Physics without mathematics?
Let’s understand “physics” here in a broad sense, as our human endeavor to understand the world around us. Physics observes regularities in various natural phenomena, such as the revolution of the planets around the Sun, and tries to infer laws from the observation of these regularities. These laws of Nature are valuable because they put some order in our percepts of the world around us, and allow us to predict some future events, which is essential to our survival. For example, the law of gravitation predicts the trajectory of a cannon ball with infallible precision. We can say that the most successful and productive understanding of Nature we have to date is the one provided by physics. Its explanatory and predictive power is unrivaled. It makes possible the vast array of technologies we enjoy everyday. When we look more closely, we see that physics relies very heavily on mathematics, to the point where physics and mathematics are sometimes hard to separate. What is the nature of this relationship? Is this relationship necessary? As a thought experiment, let’s imagine a world where physicists know nothing of mathematics. Is such a world possible? What happens in that world?
In that world, physicists do not count anything, and have no mathematical concept. They do observe Nature and its regularities. From these observations, they build concrete, analogic machines that serve as models of the various phenomena they observe. For example, they represent their solar system using a scale model with little balls revolving around a bigger ball representing their Sun, moved by gears and cranks. They adjusted that machine over a long time, so that it now perfectly replicates the motions of their planets. They can do all this without the aid of any number, by relying instead on a process of adjustment that would progressively minimize the errors made the machine. With this machine, in “fast forward” mode, they predict the next eclipse, solstices, equinoxes and any other event in their solar system. Similarly, they use gears, pulleys, levers but also gases, liquids, magnets, heat or electricity to build machines that correspond to and make predictions about, any natural phenomenon. On this account, models in physics are more or less isomorphic analogs of actual physical phenomena, representations that mimic the original. Technological artifacts, such as motors, planes, televisions, and even computers seem all attainable through this trial and error building process.
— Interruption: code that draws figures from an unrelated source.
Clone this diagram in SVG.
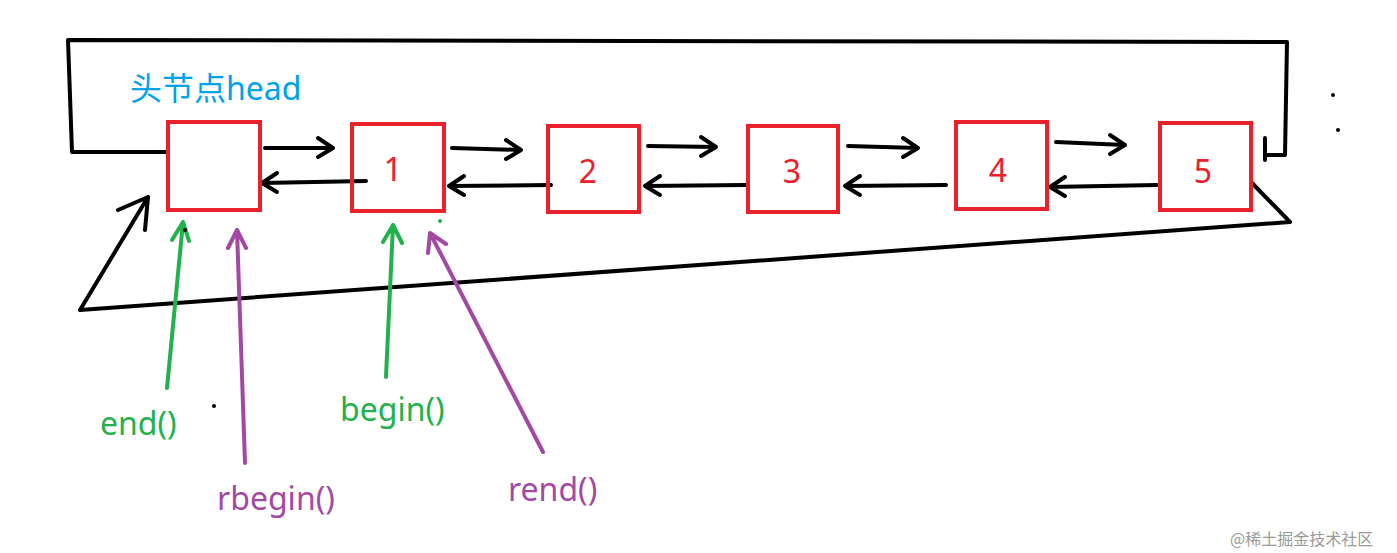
<svg xmlns="http://www.w3.org/2000/svg" width="1397" height="553" viewBox="0 0 1397 553">
<style>
.k{fill:none;stroke:#000;stroke-width:4;stroke-linecap:round;stroke-linejoin:round}
.b{fill:none;stroke:#e8212b;stroke-width:4}
.n{font-family:"Noto Sans",sans-serif;font-size:32px;fill:#e8212b;text-anchor:middle}
.g{fill:none;stroke:#22b14c;stroke-width:4;stroke-linecap:round;stroke-linejoin:round}
.p{fill:none;stroke:#a349a4;stroke-width:4;stroke-linecap:round;stroke-linejoin:round}
.t{font-family:"Noto Sans","Noto Sans CJK SC",sans-serif;font-size:32px}
</style>
<rect width="1397" height="553" fill="#fff"/>
<g id="connectors">
<path class="k" d="M168 152 L72 152 L68 40 L1287 42 L1285 155 L1265 155 M1265 138 L1265 160"/>
<path class="k" d="M1252 183 L1290 222 L80 310 L148 197 M118 210 L148 197 L145 230"/>
<path class="k" d="M265 148 L333 148 M318 138 L333 148 L318 157"/>
<path class="k" d="M452 148 L521 150 M506 140 L521 150 L506 159"/>
<path class="k" d="M648 146 L716 147 M701 137 L716 147 L701 156"/>
<path class="k" d="M848 146 L918 148 M903 138 L918 148 L903 157"/>
<path class="k" d="M1056 142 L1125 145 M1110 135 L1125 145 L1110 154"/>
<path class="k" d="M366 181 L262 183 M277 173 L262 183 L277 192"/>
<path class="k" d="M551 185 L449 186 M464 176 L449 186 L464 195"/>
<path class="k" d="M746 185 L645 186 M660 176 L645 186 L660 195"/>
<path class="k" d="M946 185 L845 186 M860 176 L845 186 L860 195"/>
<path class="k" d="M1157 185 L1050 187 M1065 177 L1050 187 L1065 196"/>
<path class="g" d="M167 388 L183 222 M172 240 L183 222 L189 241"/>
<path class="g" d="M386 377 L393 225 M383 242 L393 225 L402 243"/>
<path class="p" d="M245 463 L237 230 M228 248 L237 230 L246 248"/>
<path class="p" d="M543 452 L430 233 M428 253 L430 233 L446 244"/>
</g>
<g id="head"><rect class="b" x="168" y="122" width="92" height="88"/></g>
<g id="n1"><rect class="b" x="352" y="124" width="92" height="87"/><text class="n" x="393" y="181">1</text></g>
<g id="n2"><rect class="b" x="548" y="126" width="91" height="86"/><text class="n" x="588" y="183">2</text></g>
<g id="n3"><rect class="b" x="748" y="126" width="90" height="86"/><text class="n" x="792" y="183">3</text></g>
<g id="n4"><rect class="b" x="956" y="122" width="91" height="87"/><text class="n" x="998" y="182">4</text></g>
<g id="n5"><rect class="b" x="1160" y="123" width="91" height="87"/><text class="n" x="1203" y="183">5</text></g>
<g fill="#000"><circle cx="1333" cy="95" r="2"/><circle cx="1338" cy="130" r="2"/><circle cx="214" cy="406" r="2"/><circle cx="185" cy="230" r="2"/></g>
<circle cx="440" cy="221" r="2" fill="#22b14c"/>
<text class="t" x="130" y="100" fill="#00a2e8">头节点head</text>
<text class="t" x="100" y="435" fill="#22b14c">end()</text>
<text class="t" x="340" y="421" fill="#22b14c">begin()</text>
<text class="t" x="217" y="510" fill="#a349a4">rbegin()</text>
<text class="t" x="508" y="501" fill="#a349a4">rend()</text>
<text x="1230" y="545" font-family="Noto Sans CJK SC,sans-serif" font-size="16" fill="#9a9a9a">@稀土掘金技术社区</text>
</svg>
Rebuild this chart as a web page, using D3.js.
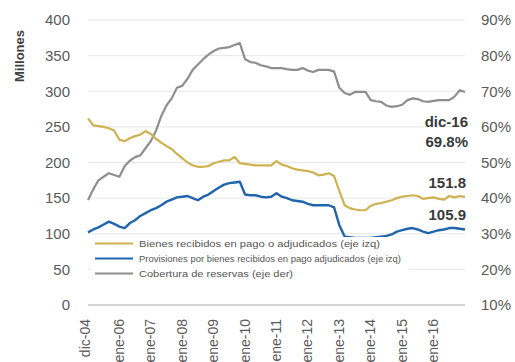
<!DOCTYPE html>
<html>
<head>
<meta charset="utf-8">
<script src="https://cdn.jsdelivr.net/npm/d3@7"></script>
<style>
  body { margin: 0; background: #fff; }
  svg { display: block; font-family: "Liberation Sans", Arial, sans-serif; }
</style>
</head>
<body>
<svg id="chart" width="515" height="362"></svg>
<script>
// Bi-monthly observations, dic-04 .. dic-16
const startPeriod = "2004-12";
const stepMonths = 2;

// Bienes recibidos en pago o adjudicados (millones, eje izq)
const bienes = [262, 252, 251, 250, 248, 245, 232, 230, 234, 237, 239, 244, 240, 233, 228, 223, 219, 212, 206, 200,
  196, 194, 194, 195, 199, 201, 203, 203, 208, 199, 198, 197, 196, 196, 196, 196, 202, 197, 195, 192,
  190, 189, 188, 186, 182, 183, 185, 181, 160, 140, 136, 134, 133, 133, 139, 142, 143, 145, 147, 150,
  152, 153, 154, 153, 149, 150, 151, 149, 148, 153, 151, 153, 151.8];

// Provisiones por bienes recibidos en pago adjudicados (millones, eje izq)
const provisiones = [102, 106, 109, 113, 117, 114, 110, 108, 115, 119, 125, 129, 133, 136, 140, 145, 148, 151, 152, 153,
  150, 147, 152, 155, 160, 165, 169, 171, 172, 173, 155, 154, 154, 152, 151, 152, 157, 152, 150, 147,
  146, 145, 142, 140, 140, 140, 140, 137, 112, 96, 95, 94, 94, 94, 94, 95, 96, 97, 99, 103,
  105, 107, 108, 106, 103, 101, 103, 105, 106, 108, 108, 107, 105.9];

// Cobertura de reservas (%, eje der)
const cobertura = [39.5, 42.5, 45, 46, 47, 46.5, 46, 49, 50.5, 51.5, 52, 54, 56, 59, 63, 66, 68, 71, 71.5, 73.5,
  76, 77.5, 79, 80.3, 81.3, 82, 82.2, 82.4, 83, 83.5, 79, 78.2, 78, 77.3, 77, 76.5, 76.5, 76.5, 76.2, 76,
  76, 76.5, 75.8, 75.4, 76, 76, 76, 75.5, 71, 69.5, 69, 69.8, 69.8, 69.8, 67.5, 67.2, 67, 66, 65.6, 65.8,
  66.2, 67.5, 68, 67.8, 67.2, 67, 67.3, 67.5, 67.5, 67.5, 68.5, 70.3, 69.8];

const leftTicks = [0, 50, 100, 150, 200, 250, 300, 350, 400];
const rightTicks = [10, 20, 30, 40, 50, 60, 70, 80, 90];
const xTickPeriods = ["2004-12", "2006-01", "2007-01", "2008-01", "2009-01", "2010-01",
  "2011-01", "2012-01", "2013-01", "2014-01", "2015-01", "2016-01"];
const xTickLabels = ["dic-04", "ene-06", "ene-07", "ene-08", "ene-09", "ene-10",
  "ene-11", "ene-12", "ene-13", "ene-14", "ene-15", "ene-16"];
const seriesNames = [
  "Bienes recibidos en pago o adjudicados (eje izq)",
  "Provisiones por bienes recibidos en pago adjudicados (eje izq)",
  "Cobertura de reservas (eje der)"
];
const lastPeriodLabel = "dic-16";

const colors = { bienes: "#cfb150", provisiones: "#1f64ad", cobertura: "#8e8e8e" };

const parse = d3.timeParse("%Y-%m");
const start = parse(startPeriod);
const dates = bienes.map((_, i) => d3.timeMonth.offset(start, i * stepMonths));

const svg = d3.select("#chart");
const x0 = 88, x1 = 465, yBottom = 305, yTop = 20;

const x = d3.scaleTime().domain([dates[0], dates[dates.length - 1]]).range([x0, x1]);
const yL = d3.scaleLinear().domain([0, 400]).range([yBottom, yTop]);
const yR = d3.scaleLinear().domain([10, 90]).range([yBottom, yTop]);

// gridlines
svg.append("g").selectAll("line")
  .data(leftTicks.filter(d => d > 0))
  .join("line")
  .attr("x1", x0).attr("x2", x1)
  .attr("y1", d => yL(d)).attr("y2", d => yL(d))
  .attr("stroke", "#e6e6e6").attr("stroke-width", 1);

// baseline
svg.append("line")
  .attr("x1", x0).attr("x2", x1)
  .attr("y1", yL(0)).attr("y2", yL(0))
  .attr("stroke", "#a8a8a8").attr("stroke-width", 1.2);

// left axis
const gL = svg.append("g").attr("transform", `translate(${x0},0)`)
  .call(d3.axisLeft(yL).tickValues(leftTicks).tickSize(0).tickPadding(18));
gL.select(".domain").remove();
gL.selectAll("text").attr("font-size", 15).attr("fill", "#5a5a5a")
  .attr("font-family", "Liberation Sans, Arial, sans-serif");

// right axis
const gR = svg.append("g").attr("transform", `translate(${x1},0)`)
  .call(d3.axisRight(yR).tickValues(rightTicks).tickSize(0).tickPadding(16).tickFormat(d => d + "%"));
gR.select(".domain").remove();
gR.selectAll("text").attr("font-size", 15).attr("fill", "#5a5a5a")
  .attr("font-family", "Liberation Sans, Arial, sans-serif");

// x labels (rotated)
svg.append("g").selectAll("text")
  .data(xTickPeriods)
  .join("text")
  .attr("transform", d => `translate(${x(parse(d)) - 3},319) rotate(-90)`)
  .attr("text-anchor", "end")
  .attr("dy", "0.35em")
  .attr("font-size", 14)
  .attr("fill", "#5a5a5a")
  .text((d, i) => xTickLabels[i]);

// y title
svg.append("text")
  .attr("transform", "translate(19,56) rotate(-90)")
  .attr("text-anchor", "middle")
  .attr("dy", "0.35em")
  .attr("font-size", 13)
  .attr("font-weight", "bold")
  .attr("fill", "#404040")
  .text("Millones");

// lines
const lineL = d3.line().x((d, i) => x(dates[i])).y(d => yL(d));
const lineR = d3.line().x((d, i) => x(dates[i])).y(d => yR(d));

svg.append("path").datum(cobertura).attr("d", lineR)
  .attr("fill", "none").attr("stroke", colors.cobertura).attr("stroke-width", 2.2).attr("stroke-linejoin", "round");
svg.append("path").datum(bienes).attr("d", lineL)
  .attr("fill", "none").attr("stroke", colors.bienes).attr("stroke-width", 2.2).attr("stroke-linejoin", "round");
svg.append("path").datum(provisiones).attr("d", lineL)
  .attr("fill", "none").attr("stroke", colors.provisiones).attr("stroke-width", 2.4).attr("stroke-linejoin", "round");

// legend
const legend = svg.append("g");
legend.append("rect").attr("x", 91).attr("y", 237).attr("width", 318).attr("height", 43).attr("fill", "#fff");
const legendRows = [
  { name: seriesNames[0], color: colors.bienes, y: 243.5, len: 241 },
  { name: seriesNames[1], color: colors.provisiones, y: 258.5, len: 262 },
  { name: seriesNames[2], color: colors.cobertura, y: 273.5, len: 154 }
];
legendRows.forEach(r => {
  legend.append("line").attr("x1", 95).attr("x2", 133).attr("y1", r.y).attr("y2", r.y)
    .attr("stroke", r.color).attr("stroke-width", 1.8);
  legend.append("text").attr("x", 139).attr("y", r.y).attr("dy", "0.35em")
    .attr("font-size", 9.5).attr("fill", "#555")
    .attr("textLength", r.len).attr("lengthAdjust", "spacingAndGlyphs")
    .text(r.name);
});

// end-of-series annotations
const fmt1 = d3.format(".1f");
const ann = svg.append("g").attr("font-weight", "bold").attr("font-size", 15)
  .attr("fill", "#3a3a3a").attr("text-anchor", "end");
ann.append("text").attr("x", 468).attr("y", 127).text(lastPeriodLabel);
ann.append("text").attr("x", 468).attr("y", 147).text(fmt1(cobertura[cobertura.length - 1]) + "%");
ann.append("text").attr("x", 466).attr("y", 188).text(fmt1(bienes[bienes.length - 1]));
ann.append("text").attr("x", 466).attr("y", 220).text(fmt1(provisiones[provisiones.length - 1]));
</script>
</body>
</html>
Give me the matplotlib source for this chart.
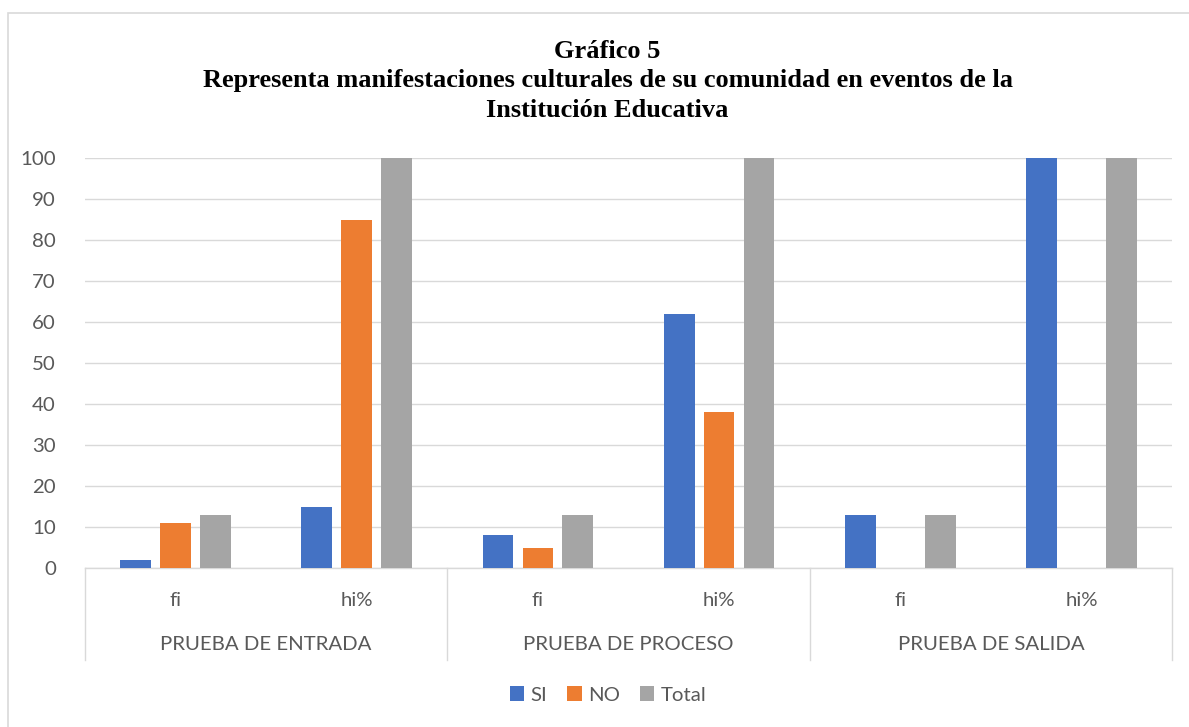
import matplotlib

matplotlib.use("Agg")

import matplotlib.pyplot as plt
import numpy as np
from matplotlib.patches import Rectangle

plt.rcParams["font.family"] = ["Lato", "DejaVu Sans"]

# data
groups = ["PRUEBA DE ENTRADA", "PRUEBA DE PROCESO", "PRUEBA DE SALIDA"]
sub_labels = ["fi", "hi%", "fi", "hi%", "fi", "hi%"]
si_values = [2, 15, 8, 62, 13, 100]
no_values = [11, 85, 5, 38, 0, 0]
total_values = [13, 100, 13, 100, 13, 100]
series_names = ["SI", "NO", "Total"]
colors = ["#4472C4", "#ED7D31", "#A5A5A5"]
yticks = list(range(0, 101, 10))

title = (
    "Gráfico 5\n"
    "Representa manifestaciones culturales de su comunidad en eventos de la\n"
    "Institución Educativa"
)

LABEL_SIZE = 14.7
LABEL_COLOR = "#595959"

fig = plt.figure(figsize=(11.89, 7.27), dpi=100)
fig.patches.append(
    Rectangle((8 / 1189, -0.01), 1.0, 1 - 13 / 727 + 0.01, transform=fig.transFigure,
              fill=False, edgecolor="#d9d9d9", linewidth=1.2)
)
ax = fig.add_axes([85 / 1189, 1 - 568 / 727, (1172 - 85) / 1189, 410 / 727])

x = np.arange(len(sub_labels))
width = 0.17
offset = 0.22
bars = []
for k, (vals, name, color) in enumerate(zip([si_values, no_values, total_values], series_names, colors)):
    b = ax.bar(x + (k - 1) * offset, vals, width, color=color, label=name, zorder=3)
    bars.append(b)

ax.set_xlim(-0.5, len(sub_labels) - 0.5)
ax.set_ylim(0, 100)
ax.set_yticks(yticks)
ax.yaxis.grid(True, color="#d9d9d9", linewidth=1.0, zorder=0)
ax.tick_params(axis="y", length=0, pad=21, labelsize=LABEL_SIZE, labelcolor=LABEL_COLOR)
ax.set_xticks([])
for side in ["top", "right", "left"]:
    ax.spines[side].set_visible(False)
ax.spines["bottom"].set_color("#d9d9d9")
ax.spines["bottom"].set_linewidth(1.0)

# two-level category axis
depth = -92 / 410
for sep in [-0.5, 1.5, 3.5, 5.5]:
    ax.plot([sep, sep], [0, depth], transform=ax.get_xaxis_transform(),
            color="#d9d9d9", linewidth=1.0, clip_on=False)
for xi, lab in zip(x, sub_labels):
    ax.text(xi, -33 / 410, lab, transform=ax.get_xaxis_transform(),
            ha="center", va="center", fontsize=LABEL_SIZE, color=LABEL_COLOR)
for g, name in enumerate(groups):
    ax.text(2 * g + 0.5, -77 / 410, name, transform=ax.get_xaxis_transform(),
            ha="center", va="center", fontsize=LABEL_SIZE, color=LABEL_COLOR)

fig.text(0.511, 1 - 81 / 727, title, ha="center", va="center",
         fontsize=19, fontweight="bold", family="Liberation Serif",
         linespacing=1.35)

fig.legend(handles=bars, labels=series_names, loc="center",
           bbox_to_anchor=(608 / 1189, 1 - 695 / 727), ncol=3, frameon=False,
           fontsize=LABEL_SIZE, handlelength=0.7, handleheight=0.7,
           handletextpad=0.3, columnspacing=1.0, labelcolor=LABEL_COLOR)

fig.savefig("out.png", dpi=100)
It seems that there is no real blocker to that approach of constant adjustments to artificial machines, and mathematics is not fundamentally required, although it seems hard to avoid counting the days when making astronomical predictions, for example, or to avoid relying on proportions when trying to predict from a scale model. The physicists in that world “without mathematics” would thus still probably count the number of revolutions of their miniature solar system model, to be able to make statements such as “the equinox will occur in 123 days”. Numbers seem to rear their head very quickly, for practical purposes of prediction if nothing else. But the method of fitting analogic models via trial and error itself does not seem to require numbers or mathematics, nor to run into any limitation – in the limit, the machine could simply be the natural phenomenon itself, if we can trigger and control it. Of course being able to leverage mathematics allows the physicists to be more efficient, but it doesn’t seem to be logically necessary – the argument here is that we can clearly see how mathematics makes physics more efficient, but it is less clear that mathematics would be a prerequisite to make physics possible.
However, our physicists in that imaginary world without mathematics have so far succeeded only in building isolated models of particular phenomena. They have not yet tied the fall of the apple, the motions of the planets and the trajectories of cannonballs and the tides together as manifestations of the universal force of gravitation, which can be condensed in a single law. They are missing a generalization step in their understanding of Nature. For that step, they need to imagine a commonality between disparate phenomena, not just observe regularities in a given natural phenomenon in isolation. It is not an obvious, nor necessary step, and it requires a mechanism for abstracting out and across phenomena, whereas the models we were talking about so far addressed only one phenomenon at a time. It doesn’t seem likely that a machine could be built that would model tides, planetary motions, the fall of apples and the trajectory of cannon balls all in one device – the targets of the model seem too diverse. To abstract out the details, and see one force at work behind many diverse phenomena, we need abstract symbols that we can map to different aspects of the tides, planetary motions, the fall of apples and cannonball trajectories, and then relationships between these symbols. We need to talk about phenomena in a necessarily abstract language that brings to the fore the commonality between all these things, and that is precisely what mathematics can do. Mathematics is the ideal candidate as a tool to express universal laws then: beyond the need for quantization in scaling and prediction, mathematics seems to be required to talk about the commonalities that lie beyond the diversity of phenomena.
In the end, it seems that the physicists in the world without mathematics could still do a great deal of physics with their analog machines, and although not efficient, this approach does not seem to be fundamentally limited. But these physicists would probably find it difficult to formulate concepts that would tie together disparate phenomena. It seems this would be a real deficiency in their understanding of Nature. They would completely miss unifications that we can make only by using abstractions.